I was not intending on posting about Valentine’s Day at all, not before, not after, not never. I don’t really care about the day. I try to live so that the people that I love know I love them and I certainly am blessed to feel loved every day. So there’s that.
But then, I lived my life today and there was too much to say, so now I’m posting.
First, at work, we recently had an event in which we were passing out printed material to educate youth and young adults about HIV/AIDS and there was a pile left on my desk. One of the front cover headlines of the magazine-style pamphlet read “Media and Sex: Uncovering the Facts”, but from my angle and because of the font choice, I saw “Media and Sex: Uncovering the Farts”. Just so you know, I have the sense of humor of an 11-year-old boy. I had to stifle my laughter because I share an office. I quickly excused myself, took my phone to the bathroom and texted all of my siblings with this recounted story and a “Happy Valentine’s Day!”, laughing to myself the entire time.
My youngest brother responded, “You are crazy! Happy Valentine’s Day to you toot!”
I love that they get me.
Second, I spent a lovely evening and possibly my best Valentine’s Day with one of my roommates to celebrate an old friend of her’s birthday. There is this theater in Chicago where they show triple features for $5 with a bar in the back of the theater and in the lobby, a binder full of all of the menus of local places that deliver. Dreams. Come. True.

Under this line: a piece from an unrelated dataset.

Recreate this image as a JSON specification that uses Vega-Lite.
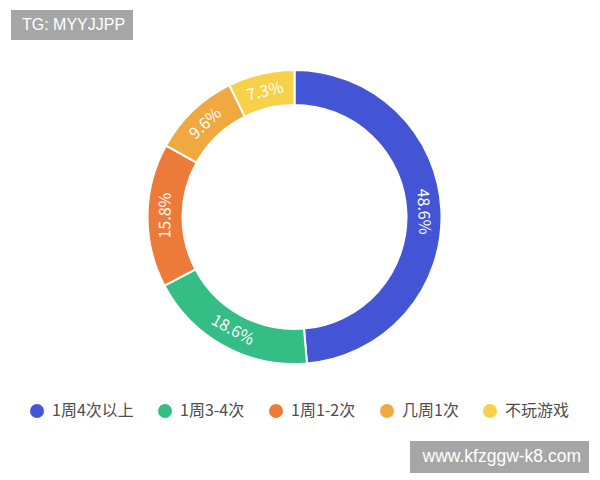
{
  "$schema": "https://vega.github.io/schema/vega-lite/v6.json",
  "width": 589,
  "height": 434,
  "autosize": {"type": "none"},
  "padding": {"left": 0, "top": 0, "right": 11, "bottom": 46},
  "background": "white",
  "config": {
    "view": {"stroke": null},
    "font": "Noto Sans CJK SC"
  },
  "resolve": {"scale": {"shape": "independent"}},
  "layer": [
    {
      "data": {
        "values": [
          {"category": "1周4次以上", "value": 48.6, "order": 1},
          {"category": "1周3-4次", "value": 18.6, "order": 2},
          {"category": "1周1-2次", "value": 15.8, "order": 3},
          {"category": "几周1次", "value": 9.6, "order": 4},
          {"category": "不玩游戏", "value": 7.3, "order": 5}
        ]
      },
      "layer": [
        {
          "mark": {"type": "arc", "outerRadius": 147, "innerRadius": 112, "stroke": "white", "strokeWidth": 2},
          "encoding": {
            "theta": {"field": "value", "type": "quantitative", "stack": true},
            "order": {"field": "order", "type": "quantitative"},
            "color": {
              "field": "category",
              "type": "nominal",
              "scale": {
                "domain": ["1周4次以上", "1周3-4次", "1周1-2次", "几周1次", "不玩游戏"],
                "range": ["#4355D4", "#34BD84", "#EC7B3A", "#F0A940", "#F8D14A"]
              },
              "legend": {
                "title": null,
                "orient": "none",
                "direction": "horizontal",
                "legendX": 29,
                "legendY": 403,
                "symbolType": "circle",
                "symbolSize": 196,
                "symbolStrokeWidth": 0,
                "symbolOpacity": 1,
                "labelFontSize": 16,
                "labelColor": "#4d4d4d",
                "labelOffset": 7,
                "columnPadding": 23,
                "labelFont": "Noto Sans CJK SC"
              }
            }
          }
        },
        {
          "transform": [
            {"window": [{"op": "sum", "field": "value", "as": "cum"}], "sort": [{"field": "order"}]},
            {"joinaggregate": [{"op": "sum", "field": "value", "as": "total"}]},
            {"calculate": "(datum.cum - datum.value / 2) / datum.total * 360", "as": "mid"},
            {"calculate": "datum.mid > 90 && datum.mid < 270 ? datum.mid - 180 : datum.mid", "as": "rot"},
            {"calculate": "format(datum.value, '.1f') + '%'", "as": "label"}
          ],
          "mark": {"type": "text", "radius": 129, "fontSize": 16, "color": "white", "font": "Noto Sans CJK SC", "baseline": "middle", "align": "center"},
          "encoding": {
            "theta": {"field": "value", "type": "quantitative", "stack": true},
            "order": {"field": "order", "type": "quantitative"},
            "text": {"field": "label"},
            "angle": {"field": "rot", "type": "quantitative", "scale": null}
          }
        }
      ]
    },
    {
      "data": {"values": [{"wm": "TG: MYYJJPP"}]},
      "mark": {"type": "point", "opacity": 0},
      "encoding": {
        "shape": {
          "field": "wm",
          "type": "nominal",
          "legend": {
            "title": null,
            "orient": "none",
            "legendX": 11,
            "legendY": 10,
            "fillColor": "#A6A6A6",
            "padding": 7,
            "symbolSize": 0,
            "symbolStrokeWidth": 0,
            "labelOffset": -12,
            "labelFontSize": 16,
            "labelColor": "white",
            "labelFont": "Liberation Sans"
          }
        }
      }
    },
    {
      "data": {"values": [{"wm": "www.kfzggw-k8.com"}]},
      "mark": {"type": "point", "opacity": 0},
      "encoding": {
        "shape": {
          "field": "wm",
          "type": "nominal",
          "legend": {
            "title": null,
            "orient": "none",
            "legendX": 410,
            "legendY": 441,
            "fillColor": "#A6A6A6",
            "padding": 7,
            "symbolSize": 0,
            "symbolStrokeWidth": 0,
            "labelOffset": -12,
            "labelFontSize": 17.5,
            "labelColor": "white",
            "labelFont": "Liberation Sans"
          }
        }
      }
    }
  ]
}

We saw The Muppets, which I had seen once before, but it was just as enjoyable the second time around. I walked out of the theater singing the songs and jumping and clicking my heels. Okay, not the clicking heels part, but I was definitely singing: “I’ve got everything that I need right in front of me…” (Italics spell singing). I was feeling empowered.
My roommate and I got on the train, headed home. The train was unusually full for 11:00 on a Tuesday night, so we had to stand in the middle and find the nearest pole to hold onto to keep our balance. At the same time as us, this girl got on with an obscenely large Valentine’s Day balloon and a red velvet cake colored (um, also known as red) Teddy Bear wrapped in cellophane. She stood in front of me and not paying attention, her balloon invaded my space, namely the facial region.
I often have no control over my facial expressions, so I must have made a look that said, “Your balloon is in my face” because she apologized and rearranged herself, her balloon and her suffocating bear. I laughed out a “That’s alright” and as I stood there, I could not stop laughing. We are talking about 4 or 5 minutes of laughing to myself. After years of hearing Valentine’s Day diatribes, from single women characters in sitcoms and romantic comedies, from friends, from people who refer to the day as “Singles Awareness Day”, after the many times I had heard them talk about couples shoving their happiness right in their single face, here I was, on this train after a wonderfully fun Valentine’s Day, having someone else’s love shoved in my face, literally. I couldn’t have written it myself.
Before too long I was at home, in my pajamas reflecting on my day and still laughing. And here is what I concluded:
That girl can have all of the Mylar balloons ever made, all of the cellophane and all of the Teddy Bears. I really don’t want any of that. Just leave me with my sense of humor and the people I love.
La la la… Happy Wednesday!
“Everything is great everything is grand, I’ve got the whole wide world in the palm of my hand.”